Sunday, June 12, 2011

No distance

Artist: Johann Michael Rottmayr

As many of you know who are regular readers of this blog, Kathryn Matthews Huey, a United Church of Christ minister, is one of my favorite preachers gracing today's pulpits. Here's an excerpt from her 2007 Pentecost sermon:
This is the season for graduations, and last weekend I had the marvelous experience of hearing Richard Lederer speak. You may have heard him on NPR – he's an expert on language and words, and we love words, so we were excited to hear his lecture after he spoke at Case Western Reserve University's graduation.
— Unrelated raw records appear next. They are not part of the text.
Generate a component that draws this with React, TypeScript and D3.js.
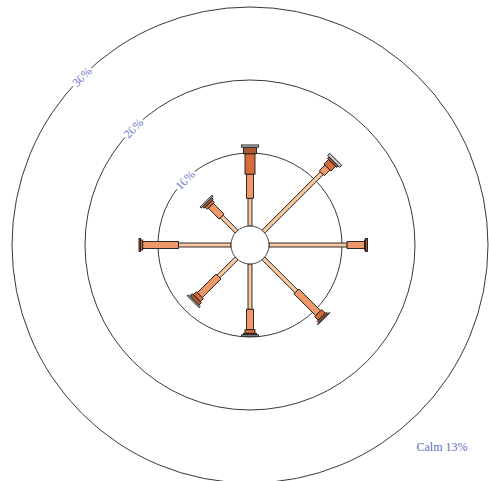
import React from 'react';
import * as d3 from 'd3';

const directions = ['N', 'NE', 'E', 'SE', 'S', 'SW', 'W', 'NW'];
const bearings = [0, 45, 90, 135, 180, 225, 270, 315];
const speedBins = ['0-2', '2-4', '4-6', '6-8', '8+'];
// percent of time per direction for each speed class
const bin1 = [3.8, 11.3, 10.7, 6.4, 6.2, 3.5, 7.2, 2.9];
const bin2 = [3.3, 1.1, 2.4, 4.2, 2.8, 3.6, 4.9, 2.1];
const bin3 = [2.8, 0.9, 0.1, 0.7, 0.5, 0.6, 0.3, 0.4];
const bin4 = [0.9, 0.3, 0.3, 0.3, 0.2, 0.5, 0.2, 0.3];
const bin5 = [0.3, 0.4, 0, 0.1, 0.2, 0.2, 0, 0.2];
const ringTicks = [10, 20, 30];
const calmPct = 13;

const binColors = ['#fbc9a0', '#ef9868', '#d56a3a', '#a55a34', '#c8c8c8'];
const binWidths = [4, 7, 10, 13, 17];

const W = 489;
const H = 481;
const cx = 250;
const cy = 245;

const App = () => {
  const r = d3.scaleLinear().domain([0, 30]).range([19, 238]);
  const bins = [bin1, bin2, bin3, bin4, bin5];

  const spokes = directions.map((dir, i) => {
    const vals = bins.map((b) => b[i]);
    const cum = d3.cumsum(vals);
    return { dir, bearing: bearings[i], segs: vals.map((v, k) => ({ k, start: k === 0 ? 0 : cum[k - 1], end: cum[k], v })) };
  });

  return (
    <svg width={W} height={H} style={{ position: 'absolute', left: 0, top: 0, background: '#fff' }}>
      <g transform={`translate(${cx},${cy})`}>
        {ringTicks.map((t) => (
          <circle key={t} r={r(t)} fill="none" stroke="#222" strokeWidth={0.9} />
        ))}
        {ringTicks.map((t) => {
          const a = (-45 * Math.PI) / 180;
          const rr = r(t);
          return (
            <text
              key={'l' + t}
              transform={`translate(${rr * Math.sin(a)},${-rr * Math.cos(a)}) rotate(-45)`}
              textAnchor="middle"
              dy="0.35em"
              fontFamily="'Liberation Serif', 'DejaVu Serif', serif"
              fontSize={12}
              fill="#6a78c8"
              stroke="#fff"
              strokeWidth={5}
              paintOrder="stroke"
            >
              {t}%
            </text>
          );
        })}
        {spokes.map((s) => (
          <g key={s.dir} transform={`rotate(${s.bearing})`}>
            {s.segs.filter((d) => d.v > 0).map((d) => (
              <rect
                key={speedBins[d.k]}
                x={-binWidths[d.k] / 2}
                y={-r(d.end)}
                width={binWidths[d.k]}
                height={r(d.end) - r(d.start)}
                fill={binColors[d.k]}
                stroke="#1a1a1a"
                strokeWidth={0.9}
              />
            ))}
          </g>
        ))}
        <circle r={r(0)} fill="#fff" stroke="#333" strokeWidth={0.9} />
      </g>
      <text
        x={442}
        y={451}
        textAnchor="middle"
        fontFamily="'Liberation Serif', 'DejaVu Serif', serif"
        fontSize={12}
        fill="#5d6bbd"
      >
        Calm {calmPct}%
      </text>
    </svg>
  );
};

export default App;
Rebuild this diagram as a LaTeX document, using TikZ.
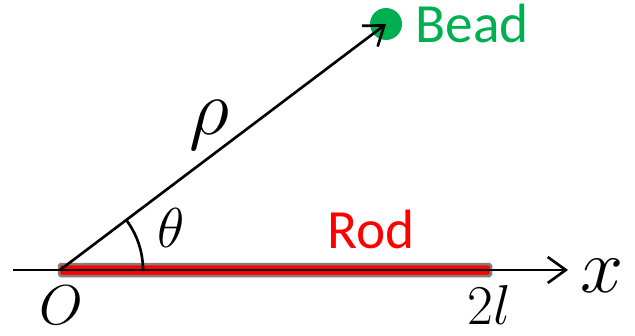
\RequirePackage{fix-cm}
\documentclass[tikz,border=0pt]{standalone}
\usepackage{fontspec}
\newfontfamily\calib{Carlito}
\usepackage{tikz}
\usetikzlibrary{arrows.meta}
\definecolor{beadgreen}{HTML}{00B050}
\definecolor{rodred}   {HTML}{FF0000}

\begin{document}
\begin{tikzpicture}[
  x=0.02cm, y=0.02cm,
  ar/.style  ={-{Straight Barb[length=3.6mm, width=5.2mm]}, line width=1.5pt},
  sym/.style ={inner sep=0pt, font=\fontsize{32}{38}\selectfont},
  word/.style={inner sep=0pt, anchor=base west,
               font=\calib\fontsize{31.5}{38}\selectfont},
  rod/.style ={draw=gray, fill=rodred, line width=0.05cm, rounded corners=1pt},
]
\useasboundingbox (0,0) rectangle (635,335);

\coordinate (O)      at (60,65);
\coordinate (xstart) at (13,65);
\coordinate (xend)   at (568,65);

\node[circle, fill=beadgreen, inner sep=0pt, minimum size=6.4mm] (bead) at (386,311) {};
\node[word, text=beadgreen] (beadlbl) at (415,292) {Bead};

% the rod on the axis
\draw[rod] (59,59) rectangle (491,71);
\node[word, text=rodred] (rodlbl) at (327,87) {Rod};

\draw[ar] (xstart) -- (xend);
\draw[ar] (O) -- (bead.center);
\draw[line width=1.5pt] ([shift={(0:83)}]O) arc[start angle=0, end angle=37, radius=83];

\node[sym] (theta) at (171,107) {$\theta$};
\node[sym, font=\fontsize{45}{50}\selectfont] (rho) at (209,210) {$\rho$};
\node[sym, font=\fontsize{32}{38}\selectfont] (orig) at (61,30) {$O$};
\node[sym] (twol) at (489,30) {$2l$};
\node[sym, font=\fontsize{44}{50}\selectfont] (xlbl) at (602,59) {$x$};

\end{tikzpicture}
\end{document}
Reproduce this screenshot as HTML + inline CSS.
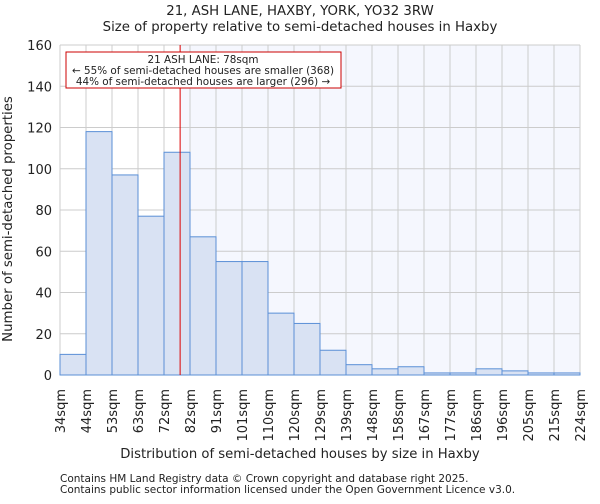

He told us that the best advice he could give these new graduates was the following: "Let there be no distance between who you are and what you do." I sat back in my chair when I heard those words. I knew they applied to this day, this Pentecost Sunday, better than anything I could come up with.
...
We might be tempted at times to give in to those same impulses we see around us – to build up our defenses, look out for ourselves, find security in our "stuff" and in our sure knowledge that we know best, but this wind of the Spirit – it blows through our lives and it turns things upside down. We want a faith that only consoles us, and instead, God challenges our assumptions, blows them over, and opens up our eyes to see things in a new way, opens our hearts to a new creation of possibility and hope. That's who we are as the church, you know – people of hope; and so today we pray that there will be no distance, not one single millimeter, between who we are as people of hope, and all that we do and say.
Wow. Just wow.

May all of us have our eyes so opened.